Latest update April 3rd, 2025 6:51 PM
Nov 28, 2018 Editorial
A New York State lawsuit charges that the oil giant has not properly accounted for the climate risks at the core of its business.
In August, a lawyer for Exxon Mobil told a state court in Manhattan that New York’s attorney general should either sue the company for misleading investors about the impact of climate change on its finances or drop the case.
“They should put up or shut up,” the lawyer, Theodore Wells Jr., said of a tangled case that had dragged on for more than two years. The weary judge, Barry Ostrager, agreed. “This cannot go on interminably,” he said.
Put-up time has arrived. Late last month, Attorney General Barbara Underwood filed a fraud lawsuit against the company. Exxon responded with a 38-page brief basically denying everything. And Judge Ostrager has set a trial date for October of next year.
Much can happen between now and then. But the judge’s decision to allow the case to proceed could provide a rare teaching moment that allows the public to see a powerful company grappling with the kinds of choices that all legacy fossil fuel companies will surely face in a carbon-constrained world.
The case is not a rehash of the copiously documented charge that Exxon had for years subsidized climate change denialist groups even as its own scientists were acutely aware of the dangers of global warming. That charge is partly what inspired Ms. Underwood’s predecessor, Eric Schneiderman, to begin investigating the company in the first place.
But Exxon has since agreed that climate change is a problem, supported the Paris agreement and invested in cleaner fuels. Nor does the suit hold the company responsible for climate change, unlike several cases against the fossil fuel industry brought by New York City and other localities seeking damages from the rise of sea levels and other consequences of a warming world. Most of these suits have been thrown out of court.

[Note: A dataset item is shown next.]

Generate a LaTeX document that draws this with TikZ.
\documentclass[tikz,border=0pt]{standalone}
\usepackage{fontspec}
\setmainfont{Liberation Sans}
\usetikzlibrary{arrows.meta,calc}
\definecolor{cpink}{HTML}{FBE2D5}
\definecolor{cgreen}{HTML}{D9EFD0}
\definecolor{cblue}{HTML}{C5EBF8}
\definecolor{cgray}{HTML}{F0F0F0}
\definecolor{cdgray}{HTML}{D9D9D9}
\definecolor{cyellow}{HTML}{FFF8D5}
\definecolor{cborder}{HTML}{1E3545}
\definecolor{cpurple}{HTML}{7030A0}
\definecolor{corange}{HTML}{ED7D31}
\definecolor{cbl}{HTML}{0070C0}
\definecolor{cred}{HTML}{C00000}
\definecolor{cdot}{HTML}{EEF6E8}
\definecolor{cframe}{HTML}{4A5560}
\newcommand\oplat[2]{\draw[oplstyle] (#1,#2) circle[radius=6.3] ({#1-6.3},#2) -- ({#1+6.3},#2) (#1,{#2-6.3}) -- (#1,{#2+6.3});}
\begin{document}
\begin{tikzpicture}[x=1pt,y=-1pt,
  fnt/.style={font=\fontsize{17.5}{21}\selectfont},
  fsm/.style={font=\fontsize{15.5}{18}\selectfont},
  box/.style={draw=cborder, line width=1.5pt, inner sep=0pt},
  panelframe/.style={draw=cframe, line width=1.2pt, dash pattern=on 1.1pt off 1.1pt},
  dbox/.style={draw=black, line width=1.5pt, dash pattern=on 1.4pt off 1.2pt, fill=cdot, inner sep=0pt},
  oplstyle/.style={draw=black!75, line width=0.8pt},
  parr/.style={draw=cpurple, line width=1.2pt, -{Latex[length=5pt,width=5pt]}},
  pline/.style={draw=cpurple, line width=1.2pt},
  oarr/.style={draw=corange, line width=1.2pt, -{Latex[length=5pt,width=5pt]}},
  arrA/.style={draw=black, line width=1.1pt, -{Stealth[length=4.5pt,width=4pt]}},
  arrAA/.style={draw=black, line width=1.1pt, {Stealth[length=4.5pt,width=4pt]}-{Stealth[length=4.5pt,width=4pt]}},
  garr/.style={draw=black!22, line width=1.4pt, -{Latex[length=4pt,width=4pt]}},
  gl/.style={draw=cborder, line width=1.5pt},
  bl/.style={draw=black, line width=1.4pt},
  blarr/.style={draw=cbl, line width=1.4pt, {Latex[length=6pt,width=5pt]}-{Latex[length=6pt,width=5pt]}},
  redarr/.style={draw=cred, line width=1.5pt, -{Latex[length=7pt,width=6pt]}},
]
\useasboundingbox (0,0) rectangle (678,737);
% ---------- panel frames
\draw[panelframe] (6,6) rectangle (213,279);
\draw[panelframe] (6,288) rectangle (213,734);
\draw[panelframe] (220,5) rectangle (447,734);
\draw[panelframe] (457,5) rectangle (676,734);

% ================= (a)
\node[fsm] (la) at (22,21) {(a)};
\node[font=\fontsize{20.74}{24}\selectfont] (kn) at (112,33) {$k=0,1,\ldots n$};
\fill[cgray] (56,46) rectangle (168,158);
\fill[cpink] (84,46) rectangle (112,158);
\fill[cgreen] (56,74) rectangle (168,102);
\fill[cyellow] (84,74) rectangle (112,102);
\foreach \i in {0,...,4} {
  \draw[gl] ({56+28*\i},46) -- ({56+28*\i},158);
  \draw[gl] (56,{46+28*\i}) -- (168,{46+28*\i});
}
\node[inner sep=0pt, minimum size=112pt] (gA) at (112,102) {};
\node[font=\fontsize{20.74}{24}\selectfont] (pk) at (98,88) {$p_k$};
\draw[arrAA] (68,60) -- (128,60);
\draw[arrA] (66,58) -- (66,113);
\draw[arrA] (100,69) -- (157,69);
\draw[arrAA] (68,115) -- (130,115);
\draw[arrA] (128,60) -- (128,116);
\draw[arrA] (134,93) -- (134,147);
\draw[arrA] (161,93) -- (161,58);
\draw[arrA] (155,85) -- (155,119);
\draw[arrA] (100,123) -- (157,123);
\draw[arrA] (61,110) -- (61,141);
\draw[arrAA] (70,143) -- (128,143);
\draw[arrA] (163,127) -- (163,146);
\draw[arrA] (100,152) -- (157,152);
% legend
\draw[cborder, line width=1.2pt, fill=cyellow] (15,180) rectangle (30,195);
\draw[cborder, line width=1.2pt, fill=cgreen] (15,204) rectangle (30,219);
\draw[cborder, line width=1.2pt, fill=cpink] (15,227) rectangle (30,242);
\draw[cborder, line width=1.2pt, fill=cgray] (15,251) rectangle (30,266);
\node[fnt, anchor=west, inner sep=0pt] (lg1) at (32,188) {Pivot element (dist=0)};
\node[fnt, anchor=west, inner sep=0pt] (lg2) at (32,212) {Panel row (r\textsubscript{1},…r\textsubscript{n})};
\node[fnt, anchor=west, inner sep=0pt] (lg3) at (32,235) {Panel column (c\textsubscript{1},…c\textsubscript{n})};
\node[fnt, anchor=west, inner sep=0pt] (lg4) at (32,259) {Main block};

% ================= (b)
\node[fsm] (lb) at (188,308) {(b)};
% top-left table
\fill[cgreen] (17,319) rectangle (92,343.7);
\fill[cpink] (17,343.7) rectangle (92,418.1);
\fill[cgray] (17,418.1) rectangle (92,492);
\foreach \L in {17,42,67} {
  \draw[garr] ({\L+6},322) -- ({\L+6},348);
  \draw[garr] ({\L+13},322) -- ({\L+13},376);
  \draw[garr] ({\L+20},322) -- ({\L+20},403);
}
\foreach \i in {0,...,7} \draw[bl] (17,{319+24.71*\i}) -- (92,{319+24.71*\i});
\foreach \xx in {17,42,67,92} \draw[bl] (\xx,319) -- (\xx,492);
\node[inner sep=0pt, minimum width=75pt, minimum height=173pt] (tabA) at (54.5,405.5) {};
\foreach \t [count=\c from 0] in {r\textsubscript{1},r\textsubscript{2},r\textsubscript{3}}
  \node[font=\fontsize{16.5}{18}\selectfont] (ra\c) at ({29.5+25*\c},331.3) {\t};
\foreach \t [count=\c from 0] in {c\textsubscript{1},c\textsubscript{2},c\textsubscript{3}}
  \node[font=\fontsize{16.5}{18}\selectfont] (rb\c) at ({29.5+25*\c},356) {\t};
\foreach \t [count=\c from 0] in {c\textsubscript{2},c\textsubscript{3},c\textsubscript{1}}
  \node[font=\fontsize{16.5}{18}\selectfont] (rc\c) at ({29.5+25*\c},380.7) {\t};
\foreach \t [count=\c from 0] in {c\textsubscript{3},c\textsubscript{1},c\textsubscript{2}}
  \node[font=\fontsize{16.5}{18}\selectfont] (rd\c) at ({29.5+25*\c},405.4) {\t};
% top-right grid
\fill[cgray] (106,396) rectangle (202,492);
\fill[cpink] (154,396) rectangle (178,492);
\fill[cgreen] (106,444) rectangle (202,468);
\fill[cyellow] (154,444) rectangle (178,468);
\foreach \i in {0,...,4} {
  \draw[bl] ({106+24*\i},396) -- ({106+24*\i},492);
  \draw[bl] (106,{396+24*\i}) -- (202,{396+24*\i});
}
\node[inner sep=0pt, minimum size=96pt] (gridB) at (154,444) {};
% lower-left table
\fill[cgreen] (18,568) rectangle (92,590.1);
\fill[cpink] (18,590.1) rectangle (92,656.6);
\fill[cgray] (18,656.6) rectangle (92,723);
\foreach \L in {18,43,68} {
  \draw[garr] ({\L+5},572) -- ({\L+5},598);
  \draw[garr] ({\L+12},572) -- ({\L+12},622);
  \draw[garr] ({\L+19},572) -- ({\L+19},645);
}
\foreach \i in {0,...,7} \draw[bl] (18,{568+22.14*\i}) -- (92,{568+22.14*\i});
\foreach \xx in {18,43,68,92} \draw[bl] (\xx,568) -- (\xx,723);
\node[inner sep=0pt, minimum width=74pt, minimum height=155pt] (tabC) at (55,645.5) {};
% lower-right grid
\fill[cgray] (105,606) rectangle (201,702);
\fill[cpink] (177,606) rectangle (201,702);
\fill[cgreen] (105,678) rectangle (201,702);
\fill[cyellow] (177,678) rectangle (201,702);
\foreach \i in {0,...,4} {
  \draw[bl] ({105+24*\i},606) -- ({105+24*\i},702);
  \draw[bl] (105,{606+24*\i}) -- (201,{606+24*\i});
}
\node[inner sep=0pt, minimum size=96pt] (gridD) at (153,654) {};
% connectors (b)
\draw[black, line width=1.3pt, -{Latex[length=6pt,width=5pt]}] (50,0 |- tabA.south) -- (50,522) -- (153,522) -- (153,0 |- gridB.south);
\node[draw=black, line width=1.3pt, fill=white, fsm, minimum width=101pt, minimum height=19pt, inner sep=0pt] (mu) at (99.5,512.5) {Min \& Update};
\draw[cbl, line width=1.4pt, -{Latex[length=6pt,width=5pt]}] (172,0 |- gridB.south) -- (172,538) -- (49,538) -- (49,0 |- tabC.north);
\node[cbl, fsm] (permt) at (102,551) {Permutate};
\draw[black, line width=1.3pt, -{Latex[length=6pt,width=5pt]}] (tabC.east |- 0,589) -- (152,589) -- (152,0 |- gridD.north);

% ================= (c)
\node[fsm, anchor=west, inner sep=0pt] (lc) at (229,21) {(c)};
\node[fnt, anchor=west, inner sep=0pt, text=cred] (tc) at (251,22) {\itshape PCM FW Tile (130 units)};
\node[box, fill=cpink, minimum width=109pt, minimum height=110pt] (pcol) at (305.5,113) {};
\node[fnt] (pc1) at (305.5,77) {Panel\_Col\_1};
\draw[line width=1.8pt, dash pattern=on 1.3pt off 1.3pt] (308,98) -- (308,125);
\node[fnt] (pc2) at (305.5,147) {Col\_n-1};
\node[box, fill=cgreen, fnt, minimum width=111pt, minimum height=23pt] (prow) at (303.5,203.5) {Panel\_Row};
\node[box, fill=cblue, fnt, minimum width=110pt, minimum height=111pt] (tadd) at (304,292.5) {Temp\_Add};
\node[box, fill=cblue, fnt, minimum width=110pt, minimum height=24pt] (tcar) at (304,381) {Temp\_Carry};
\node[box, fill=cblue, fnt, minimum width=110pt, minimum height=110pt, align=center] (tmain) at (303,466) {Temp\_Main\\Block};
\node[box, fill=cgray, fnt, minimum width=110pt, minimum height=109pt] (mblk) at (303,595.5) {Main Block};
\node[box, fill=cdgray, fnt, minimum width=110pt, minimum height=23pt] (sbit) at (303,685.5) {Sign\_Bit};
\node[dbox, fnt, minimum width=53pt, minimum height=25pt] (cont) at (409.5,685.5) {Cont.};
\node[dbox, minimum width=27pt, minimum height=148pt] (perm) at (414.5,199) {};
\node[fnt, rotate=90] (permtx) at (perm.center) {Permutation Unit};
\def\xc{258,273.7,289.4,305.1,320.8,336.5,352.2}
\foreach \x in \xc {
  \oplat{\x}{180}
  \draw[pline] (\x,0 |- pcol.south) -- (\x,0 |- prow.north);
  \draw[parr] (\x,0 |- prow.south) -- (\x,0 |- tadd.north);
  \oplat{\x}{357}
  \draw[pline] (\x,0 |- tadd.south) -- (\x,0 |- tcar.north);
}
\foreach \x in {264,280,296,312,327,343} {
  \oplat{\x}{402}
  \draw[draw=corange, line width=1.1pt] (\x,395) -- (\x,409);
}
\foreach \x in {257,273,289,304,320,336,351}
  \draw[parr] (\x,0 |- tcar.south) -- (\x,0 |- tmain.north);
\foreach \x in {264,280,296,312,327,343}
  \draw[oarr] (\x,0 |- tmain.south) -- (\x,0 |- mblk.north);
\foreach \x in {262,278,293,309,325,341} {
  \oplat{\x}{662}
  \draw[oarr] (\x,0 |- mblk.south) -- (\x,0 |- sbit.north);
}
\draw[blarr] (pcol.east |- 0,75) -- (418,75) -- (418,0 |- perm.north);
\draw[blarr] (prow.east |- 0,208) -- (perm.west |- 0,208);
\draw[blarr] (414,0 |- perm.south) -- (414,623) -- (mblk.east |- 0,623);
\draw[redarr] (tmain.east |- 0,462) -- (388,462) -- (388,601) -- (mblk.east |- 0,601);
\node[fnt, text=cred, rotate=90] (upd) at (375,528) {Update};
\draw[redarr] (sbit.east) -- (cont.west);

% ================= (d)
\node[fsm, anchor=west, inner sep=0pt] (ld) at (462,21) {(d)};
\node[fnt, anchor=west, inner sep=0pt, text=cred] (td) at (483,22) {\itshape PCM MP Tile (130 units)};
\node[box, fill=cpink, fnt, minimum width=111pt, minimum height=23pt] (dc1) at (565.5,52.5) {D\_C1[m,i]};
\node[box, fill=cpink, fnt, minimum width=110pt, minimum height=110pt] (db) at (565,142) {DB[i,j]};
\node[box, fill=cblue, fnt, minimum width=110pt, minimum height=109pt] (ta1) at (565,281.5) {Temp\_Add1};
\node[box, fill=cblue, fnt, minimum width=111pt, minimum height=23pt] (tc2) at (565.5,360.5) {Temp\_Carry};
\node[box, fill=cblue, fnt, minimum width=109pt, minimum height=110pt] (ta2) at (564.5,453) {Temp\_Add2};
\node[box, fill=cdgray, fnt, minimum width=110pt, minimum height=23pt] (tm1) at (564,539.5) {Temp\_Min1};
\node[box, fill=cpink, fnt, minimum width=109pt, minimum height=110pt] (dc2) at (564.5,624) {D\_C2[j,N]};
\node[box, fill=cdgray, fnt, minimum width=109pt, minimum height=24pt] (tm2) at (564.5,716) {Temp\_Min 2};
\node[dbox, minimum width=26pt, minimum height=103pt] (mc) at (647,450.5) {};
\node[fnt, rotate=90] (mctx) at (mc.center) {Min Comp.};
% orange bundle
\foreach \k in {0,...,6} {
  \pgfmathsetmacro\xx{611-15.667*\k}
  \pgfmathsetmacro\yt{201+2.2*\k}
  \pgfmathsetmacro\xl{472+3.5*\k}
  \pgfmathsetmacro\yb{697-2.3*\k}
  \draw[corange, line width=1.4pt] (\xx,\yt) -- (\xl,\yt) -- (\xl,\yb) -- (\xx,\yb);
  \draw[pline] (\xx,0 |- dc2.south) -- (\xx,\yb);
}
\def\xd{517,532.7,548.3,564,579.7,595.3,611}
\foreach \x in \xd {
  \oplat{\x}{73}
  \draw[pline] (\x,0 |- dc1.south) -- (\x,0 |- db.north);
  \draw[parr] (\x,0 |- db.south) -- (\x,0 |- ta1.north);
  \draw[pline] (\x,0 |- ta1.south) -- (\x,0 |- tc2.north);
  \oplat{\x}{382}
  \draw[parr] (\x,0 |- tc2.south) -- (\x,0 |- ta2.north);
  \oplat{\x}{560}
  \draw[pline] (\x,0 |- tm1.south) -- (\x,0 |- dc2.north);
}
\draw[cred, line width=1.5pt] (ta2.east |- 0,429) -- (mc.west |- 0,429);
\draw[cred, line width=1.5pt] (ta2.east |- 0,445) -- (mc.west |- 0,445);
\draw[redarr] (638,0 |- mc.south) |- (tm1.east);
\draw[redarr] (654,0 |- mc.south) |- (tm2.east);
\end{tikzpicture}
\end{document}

Instead, the suit is a straightforward shareholder fraud case contending that Exxon deceived investors by saying publicly that it had fully accounted for the risks of climate change while in fact deliberately minimizing and, in some cases, ignoring these risks when making its business decisions.

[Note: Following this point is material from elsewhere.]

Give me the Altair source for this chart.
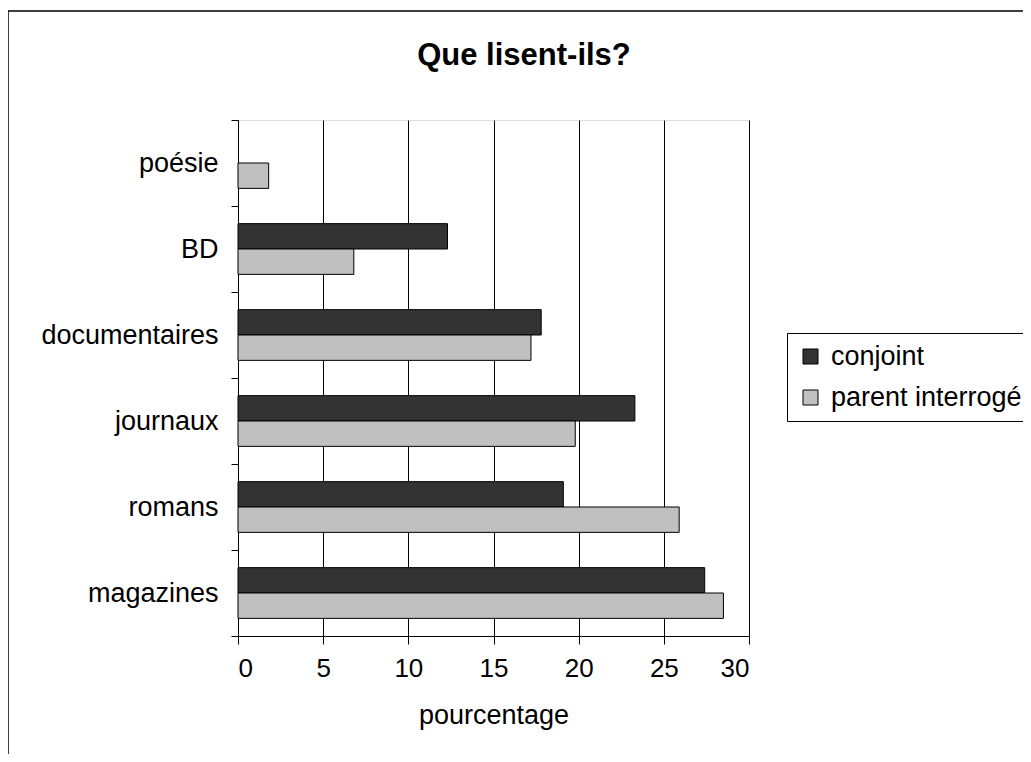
import altair as alt
import pandas as pd

categories = ["poésie", "BD", "documentaires", "journaux", "romans", "magazines"]
conjoint = [None, 12.3, 17.8, 23.3, 19.1, 27.4]
parent_interroge = [1.8, 6.8, 17.2, 19.8, 25.9, 28.5]
series = ["conjoint", "parent interrogé"]
colors = ["#333333", "#C0C0C0"]
x_ticks = [0, 5, 10, 15, 20, 25, 30]
chart_title = "Que lisent-ils?"

rows = []
for cat, a, b in zip(categories, conjoint, parent_interroge):
    if a is not None:
        rows.append({"categorie": cat, "serie": series[0], "valeur": a})
    if b is not None:
        rows.append({"categorie": cat, "serie": series[1], "valeur": b})
df = pd.DataFrame(rows)

FONT = "Liberation Sans"

bars = alt.Chart(df).mark_bar(stroke="black", strokeWidth=1).encode(
    x=alt.X(
        "valeur:Q",
        scale=alt.Scale(domain=[0, 30], nice=False, zero=True),
        axis=alt.Axis(
            values=x_ticks, title="pourcentage", grid=True, gridColor="black",
            gridWidth=1, gridOpacity=1, domainColor="black", tickColor="black",
            tickSize=8, labelFontSize=26, labelPadding=11, titleFontSize=27,
            titleFontWeight="normal", titlePadding=21, labelColor="black",
            titleColor="black", labelFont=FONT, titleFont=FONT,
        ),
    ),
    y=alt.Y(
        "categorie:N",
        sort=categories,
        scale=alt.Scale(paddingInner=0, paddingOuter=0),
        axis=alt.Axis(
            title=None, tickBand="extent", domainColor="black", tickColor="black",
            tickSize=7, labelFontSize=27, labelPadding=13, labelColor="black",
            labelFont=FONT, grid=False, labelLimit=400,
        ),
    ),
    yOffset=alt.YOffset("serie:N", sort=series,
                        scale=alt.Scale(paddingInner=0, paddingOuter=0.695)),
    color=alt.Color(
        "serie:N",
        sort=series,
        scale=alt.Scale(domain=series, range=colors),
        legend=alt.Legend(
            title=None, orient="none", legendX=549, legendY=213,
            direction="vertical", strokeColor="black", padding=10,
            symbolType="square", symbolSize=225, symbolStrokeColor="black",
            symbolStrokeWidth=1, symbolOpacity=1, labelFontSize=27,
            labelFont=FONT, labelColor="black", labelOffset=7,
            rowPadding=13, labelLimit=400,
        ),
    ),
)

border = alt.Chart(pd.DataFrame({"k": [0]})).mark_rect(
    fill="transparent", stroke="black", strokeWidth=1.5
).encode(
    x=alt.value(-230), x2=alt.value(802), y=alt.value(-109), y2=alt.value(700)
)

title = alt.Chart(pd.DataFrame({"t": [chart_title]})).mark_text(
    font=FONT, fontSize=31, fontWeight="bold", color="black",
    align="center", baseline="alphabetic",
).encode(text="t:N", x=alt.value(286), y=alt.value(-55))

chart = alt.layer(border, bars, title).properties(
    width=511,
    height=516,
    autosize=alt.AutoSizeParams(type="none"),
    padding={"left": 230, "top": 112, "right": 274, "bottom": 118},
).configure_view(stroke="#808080", strokeWidth=1).configure(font=FONT)

chart.save("out.html", embed_options={"renderer": "svg", "actions": False})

These actions, the suit charges, inflated the company’s value by making it appear to be on firmer financial footing than it actually was.
The case is also numbingly complex, involving competing claims about arcane “proxy costs” — theoretical calculations of the expenses the company would be likely to incur when stringent government regulations kick in to limit the emissions of climate-altering compounds.
The suit claims that even as Exxon assured investors that it was applying rigid accounting to operations and holdings, in practice it was not, thus avoiding painful write-downs on oil and gas reserves it might have to abandon if the true costs of regulation were taken into account.
In one example, the suit charges, the company failed to apply publicly stated proxy costs to 14 oil sands projects in Alberta, leading to undercounting future regulatory expenses by $25 billion.
To all of this, Exxon has two main responses. First, it says, the attorney general misunderstands the way the company calculates and applies costs. Scott Silvestri, an Exxon spokesman, said in a statement, “The company looks forward to refuting these claims as soon as possible and getting this meritless civil lawsuit dismissed.”
Second, echoing what the company has said from the beginning, it claims that the inquiry is basically a witch hunt inspired by interest groups and Mr. Schneiderman, a politically ambitious Democrat.